**Do this**
Everything from the line containing "Emit a Python" through the line containing "y_ticks = [0.0, 2.0, 4.0, 6.0, 8.0, 10.0, 12.0]" must be written out exactly, and nothing more; leave any pictures out.

________

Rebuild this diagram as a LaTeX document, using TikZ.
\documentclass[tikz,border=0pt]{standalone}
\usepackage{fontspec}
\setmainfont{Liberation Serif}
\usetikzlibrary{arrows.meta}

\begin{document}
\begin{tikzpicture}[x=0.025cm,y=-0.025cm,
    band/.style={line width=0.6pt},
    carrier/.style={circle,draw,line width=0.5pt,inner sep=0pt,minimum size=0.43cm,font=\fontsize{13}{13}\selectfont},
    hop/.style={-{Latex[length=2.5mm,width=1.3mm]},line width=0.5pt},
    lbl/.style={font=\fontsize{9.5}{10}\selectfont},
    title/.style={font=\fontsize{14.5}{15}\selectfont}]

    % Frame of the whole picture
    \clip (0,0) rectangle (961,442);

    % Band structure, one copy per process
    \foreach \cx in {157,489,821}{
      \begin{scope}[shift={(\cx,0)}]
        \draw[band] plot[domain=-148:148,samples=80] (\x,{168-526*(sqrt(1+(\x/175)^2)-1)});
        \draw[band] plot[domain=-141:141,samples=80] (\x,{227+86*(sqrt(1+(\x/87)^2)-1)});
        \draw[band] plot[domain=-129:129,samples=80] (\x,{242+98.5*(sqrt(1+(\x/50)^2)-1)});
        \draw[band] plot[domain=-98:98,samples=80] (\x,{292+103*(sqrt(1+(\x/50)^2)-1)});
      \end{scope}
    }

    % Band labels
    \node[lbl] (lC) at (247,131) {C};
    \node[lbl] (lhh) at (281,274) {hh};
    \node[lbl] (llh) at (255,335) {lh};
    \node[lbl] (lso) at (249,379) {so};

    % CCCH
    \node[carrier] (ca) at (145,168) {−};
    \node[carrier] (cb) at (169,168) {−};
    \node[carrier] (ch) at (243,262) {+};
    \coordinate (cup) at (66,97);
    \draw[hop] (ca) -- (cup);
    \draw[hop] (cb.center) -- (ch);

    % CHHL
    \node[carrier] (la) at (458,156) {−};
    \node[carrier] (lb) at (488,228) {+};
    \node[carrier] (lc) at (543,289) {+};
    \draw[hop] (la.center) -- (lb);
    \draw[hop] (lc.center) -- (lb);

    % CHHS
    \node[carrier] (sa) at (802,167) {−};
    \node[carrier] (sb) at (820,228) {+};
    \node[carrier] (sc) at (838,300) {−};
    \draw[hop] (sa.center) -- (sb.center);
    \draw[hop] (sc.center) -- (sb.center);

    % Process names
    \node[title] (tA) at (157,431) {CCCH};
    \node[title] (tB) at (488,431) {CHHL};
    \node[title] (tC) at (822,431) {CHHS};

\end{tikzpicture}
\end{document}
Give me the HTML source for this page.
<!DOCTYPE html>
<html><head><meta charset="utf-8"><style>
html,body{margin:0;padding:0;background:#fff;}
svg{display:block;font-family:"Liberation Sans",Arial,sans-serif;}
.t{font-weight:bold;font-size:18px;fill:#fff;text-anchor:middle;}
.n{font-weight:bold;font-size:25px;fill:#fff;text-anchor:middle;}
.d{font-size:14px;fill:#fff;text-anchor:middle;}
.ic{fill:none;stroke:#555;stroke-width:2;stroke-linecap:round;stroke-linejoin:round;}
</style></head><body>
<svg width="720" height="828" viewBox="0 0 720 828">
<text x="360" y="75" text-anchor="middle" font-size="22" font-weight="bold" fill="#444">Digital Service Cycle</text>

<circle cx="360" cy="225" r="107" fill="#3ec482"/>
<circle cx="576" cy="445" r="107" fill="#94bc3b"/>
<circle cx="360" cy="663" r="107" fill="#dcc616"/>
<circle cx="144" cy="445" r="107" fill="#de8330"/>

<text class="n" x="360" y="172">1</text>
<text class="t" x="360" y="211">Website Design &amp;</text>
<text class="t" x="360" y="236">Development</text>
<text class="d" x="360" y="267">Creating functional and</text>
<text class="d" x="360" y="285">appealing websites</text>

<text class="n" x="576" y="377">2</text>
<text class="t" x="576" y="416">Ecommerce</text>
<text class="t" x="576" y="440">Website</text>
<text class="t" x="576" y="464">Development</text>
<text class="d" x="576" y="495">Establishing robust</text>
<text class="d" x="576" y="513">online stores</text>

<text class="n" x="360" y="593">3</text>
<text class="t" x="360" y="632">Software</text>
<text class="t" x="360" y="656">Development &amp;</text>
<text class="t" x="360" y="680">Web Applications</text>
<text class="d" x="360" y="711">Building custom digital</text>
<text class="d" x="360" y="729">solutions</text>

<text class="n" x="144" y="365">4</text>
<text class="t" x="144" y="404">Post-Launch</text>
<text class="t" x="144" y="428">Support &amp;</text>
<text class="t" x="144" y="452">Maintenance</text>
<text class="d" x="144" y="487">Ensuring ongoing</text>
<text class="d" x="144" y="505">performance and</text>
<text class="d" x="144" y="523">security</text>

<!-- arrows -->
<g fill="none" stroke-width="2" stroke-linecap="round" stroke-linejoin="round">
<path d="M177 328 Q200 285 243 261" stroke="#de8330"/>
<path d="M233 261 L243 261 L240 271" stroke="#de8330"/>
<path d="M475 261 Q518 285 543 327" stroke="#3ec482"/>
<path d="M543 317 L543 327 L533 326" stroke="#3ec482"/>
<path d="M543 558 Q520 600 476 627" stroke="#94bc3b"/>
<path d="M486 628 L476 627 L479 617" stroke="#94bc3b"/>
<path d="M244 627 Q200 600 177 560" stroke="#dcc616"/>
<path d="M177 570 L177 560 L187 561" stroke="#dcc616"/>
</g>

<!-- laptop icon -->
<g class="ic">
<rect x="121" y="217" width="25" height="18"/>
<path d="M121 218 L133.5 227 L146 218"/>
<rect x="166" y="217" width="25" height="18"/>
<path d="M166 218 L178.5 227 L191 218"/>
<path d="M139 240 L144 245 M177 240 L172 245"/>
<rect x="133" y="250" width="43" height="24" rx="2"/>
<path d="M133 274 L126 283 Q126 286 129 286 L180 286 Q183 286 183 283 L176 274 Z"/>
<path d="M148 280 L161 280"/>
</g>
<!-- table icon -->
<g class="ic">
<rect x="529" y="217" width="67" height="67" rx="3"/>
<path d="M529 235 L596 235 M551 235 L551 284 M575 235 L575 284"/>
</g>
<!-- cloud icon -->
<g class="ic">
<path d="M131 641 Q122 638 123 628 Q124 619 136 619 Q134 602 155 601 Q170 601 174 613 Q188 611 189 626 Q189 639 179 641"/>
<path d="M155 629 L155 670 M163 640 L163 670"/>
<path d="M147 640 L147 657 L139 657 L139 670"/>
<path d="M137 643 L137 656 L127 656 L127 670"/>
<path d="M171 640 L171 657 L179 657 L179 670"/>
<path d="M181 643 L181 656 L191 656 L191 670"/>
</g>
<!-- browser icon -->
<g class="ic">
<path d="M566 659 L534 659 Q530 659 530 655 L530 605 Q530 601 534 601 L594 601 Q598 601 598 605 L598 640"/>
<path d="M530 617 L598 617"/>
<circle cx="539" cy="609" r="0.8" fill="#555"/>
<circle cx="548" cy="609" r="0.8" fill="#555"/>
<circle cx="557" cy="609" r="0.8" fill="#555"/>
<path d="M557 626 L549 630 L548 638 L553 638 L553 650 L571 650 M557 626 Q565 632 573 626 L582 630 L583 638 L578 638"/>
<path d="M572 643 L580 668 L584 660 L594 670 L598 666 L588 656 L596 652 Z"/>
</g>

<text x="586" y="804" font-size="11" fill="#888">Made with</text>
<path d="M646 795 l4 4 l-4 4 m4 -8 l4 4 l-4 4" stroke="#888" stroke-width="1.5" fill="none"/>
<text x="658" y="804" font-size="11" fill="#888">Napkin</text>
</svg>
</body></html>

________

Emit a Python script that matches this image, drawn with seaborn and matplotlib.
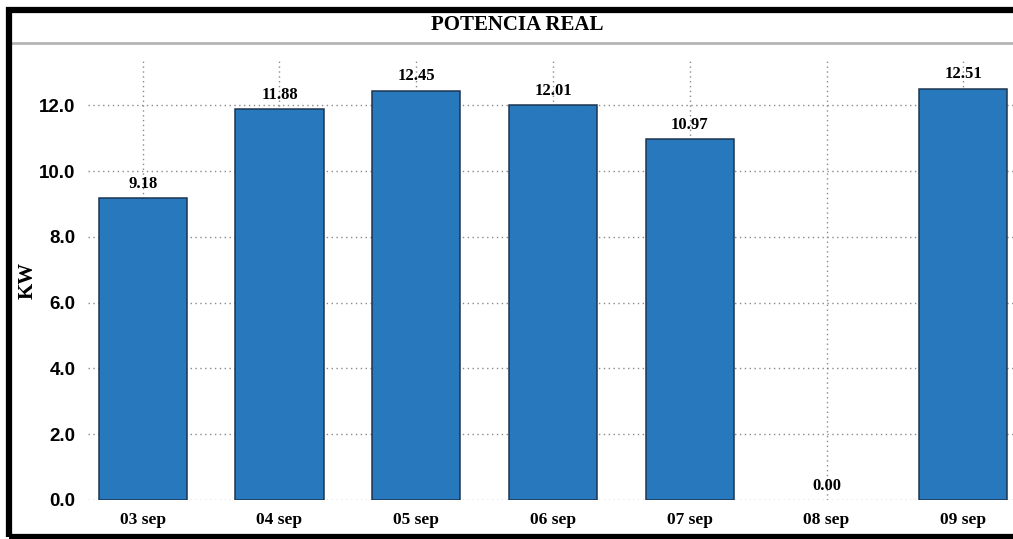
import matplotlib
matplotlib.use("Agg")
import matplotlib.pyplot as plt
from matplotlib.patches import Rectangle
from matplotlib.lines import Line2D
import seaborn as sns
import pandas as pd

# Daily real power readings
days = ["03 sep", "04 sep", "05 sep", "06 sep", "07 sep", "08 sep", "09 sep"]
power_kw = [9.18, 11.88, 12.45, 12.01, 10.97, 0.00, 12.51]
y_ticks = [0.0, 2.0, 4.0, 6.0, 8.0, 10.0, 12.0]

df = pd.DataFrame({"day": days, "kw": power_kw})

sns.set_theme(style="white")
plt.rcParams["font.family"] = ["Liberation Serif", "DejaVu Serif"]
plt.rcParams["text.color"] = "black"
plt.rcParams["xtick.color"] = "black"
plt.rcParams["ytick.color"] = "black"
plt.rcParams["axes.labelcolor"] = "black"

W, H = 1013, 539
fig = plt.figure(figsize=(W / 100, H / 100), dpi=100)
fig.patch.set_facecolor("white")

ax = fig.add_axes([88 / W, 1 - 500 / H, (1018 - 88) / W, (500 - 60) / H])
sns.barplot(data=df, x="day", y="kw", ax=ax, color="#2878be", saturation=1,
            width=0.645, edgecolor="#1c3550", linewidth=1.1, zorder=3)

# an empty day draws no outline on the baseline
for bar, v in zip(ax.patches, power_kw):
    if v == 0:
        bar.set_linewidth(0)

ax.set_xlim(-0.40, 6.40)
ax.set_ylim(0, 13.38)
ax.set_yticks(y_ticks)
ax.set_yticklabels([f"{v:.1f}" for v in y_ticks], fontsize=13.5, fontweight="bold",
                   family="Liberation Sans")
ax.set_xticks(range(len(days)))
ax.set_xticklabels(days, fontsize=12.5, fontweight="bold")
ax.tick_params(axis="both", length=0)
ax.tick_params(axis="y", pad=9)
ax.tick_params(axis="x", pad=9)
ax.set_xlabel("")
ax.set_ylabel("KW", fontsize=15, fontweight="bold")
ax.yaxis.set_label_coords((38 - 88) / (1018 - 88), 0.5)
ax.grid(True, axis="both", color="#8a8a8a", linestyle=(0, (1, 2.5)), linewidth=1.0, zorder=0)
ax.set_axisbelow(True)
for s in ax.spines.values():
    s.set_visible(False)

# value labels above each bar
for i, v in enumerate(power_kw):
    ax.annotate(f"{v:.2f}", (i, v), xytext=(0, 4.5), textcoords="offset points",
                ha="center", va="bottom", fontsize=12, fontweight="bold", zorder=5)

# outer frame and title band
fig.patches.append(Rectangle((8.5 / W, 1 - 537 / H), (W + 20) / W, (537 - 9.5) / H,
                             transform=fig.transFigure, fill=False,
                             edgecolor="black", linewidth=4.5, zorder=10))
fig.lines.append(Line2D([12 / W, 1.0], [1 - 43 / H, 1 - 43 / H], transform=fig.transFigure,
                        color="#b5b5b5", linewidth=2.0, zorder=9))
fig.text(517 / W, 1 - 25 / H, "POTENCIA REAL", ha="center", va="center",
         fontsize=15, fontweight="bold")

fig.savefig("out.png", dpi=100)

________

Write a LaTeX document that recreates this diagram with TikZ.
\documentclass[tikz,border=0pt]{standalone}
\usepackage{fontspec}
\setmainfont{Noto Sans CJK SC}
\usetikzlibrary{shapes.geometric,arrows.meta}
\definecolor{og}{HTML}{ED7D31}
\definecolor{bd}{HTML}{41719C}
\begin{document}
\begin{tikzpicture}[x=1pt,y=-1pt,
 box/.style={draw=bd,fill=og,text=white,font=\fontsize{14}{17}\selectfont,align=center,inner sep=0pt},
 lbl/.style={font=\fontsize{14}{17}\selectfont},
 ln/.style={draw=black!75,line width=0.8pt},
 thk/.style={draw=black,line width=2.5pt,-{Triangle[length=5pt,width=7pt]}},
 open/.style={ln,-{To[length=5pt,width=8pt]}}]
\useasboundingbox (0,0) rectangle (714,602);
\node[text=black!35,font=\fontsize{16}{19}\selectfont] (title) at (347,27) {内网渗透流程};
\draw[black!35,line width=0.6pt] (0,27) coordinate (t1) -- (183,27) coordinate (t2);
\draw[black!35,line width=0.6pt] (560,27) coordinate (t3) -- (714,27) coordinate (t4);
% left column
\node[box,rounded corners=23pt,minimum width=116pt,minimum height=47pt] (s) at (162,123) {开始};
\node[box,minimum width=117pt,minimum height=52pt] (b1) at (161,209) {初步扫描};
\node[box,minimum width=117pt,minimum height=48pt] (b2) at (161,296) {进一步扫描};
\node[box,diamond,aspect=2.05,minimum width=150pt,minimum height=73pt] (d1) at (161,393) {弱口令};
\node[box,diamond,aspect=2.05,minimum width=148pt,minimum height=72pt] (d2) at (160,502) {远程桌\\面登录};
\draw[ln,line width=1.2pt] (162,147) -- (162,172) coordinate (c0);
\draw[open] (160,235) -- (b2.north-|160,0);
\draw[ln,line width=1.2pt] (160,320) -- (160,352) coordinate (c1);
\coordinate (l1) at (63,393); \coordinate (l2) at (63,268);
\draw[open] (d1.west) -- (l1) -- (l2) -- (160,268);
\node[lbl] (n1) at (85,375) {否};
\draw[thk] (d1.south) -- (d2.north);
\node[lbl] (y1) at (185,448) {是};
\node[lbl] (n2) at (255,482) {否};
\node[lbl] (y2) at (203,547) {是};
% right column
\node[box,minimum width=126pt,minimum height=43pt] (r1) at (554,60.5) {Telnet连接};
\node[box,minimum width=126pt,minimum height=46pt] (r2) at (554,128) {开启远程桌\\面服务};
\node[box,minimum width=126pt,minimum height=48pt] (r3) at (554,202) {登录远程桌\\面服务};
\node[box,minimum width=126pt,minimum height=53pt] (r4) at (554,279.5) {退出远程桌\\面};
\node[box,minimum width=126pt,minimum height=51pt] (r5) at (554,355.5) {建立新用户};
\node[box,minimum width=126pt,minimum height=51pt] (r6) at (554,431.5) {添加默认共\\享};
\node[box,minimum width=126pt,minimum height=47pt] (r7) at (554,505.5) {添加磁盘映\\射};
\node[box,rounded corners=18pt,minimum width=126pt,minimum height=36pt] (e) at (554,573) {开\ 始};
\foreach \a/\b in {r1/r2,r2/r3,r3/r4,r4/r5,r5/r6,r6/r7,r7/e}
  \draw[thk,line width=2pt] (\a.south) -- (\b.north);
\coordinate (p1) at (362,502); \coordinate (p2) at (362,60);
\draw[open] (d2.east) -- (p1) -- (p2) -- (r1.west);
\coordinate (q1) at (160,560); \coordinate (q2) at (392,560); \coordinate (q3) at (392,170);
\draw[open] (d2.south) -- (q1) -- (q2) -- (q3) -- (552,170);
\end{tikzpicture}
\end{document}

________

**Output of the exercise**
Emit a Python script that matches this image, drawn with seaborn and matplotlib.
import matplotlib
matplotlib.use("Agg")
import matplotlib.pyplot as plt
from matplotlib.patches import Rectangle
from matplotlib.lines import Line2D
import seaborn as sns
import pandas as pd

# Daily real power readings
days = ["03 sep", "04 sep", "05 sep", "06 sep", "07 sep", "08 sep", "09 sep"]
power_kw = [9.18, 11.88, 12.45, 12.01, 10.97, 0.00, 12.51]
y_ticks = [0.0, 2.0, 4.0, 6.0, 8.0, 10.0, 12.0]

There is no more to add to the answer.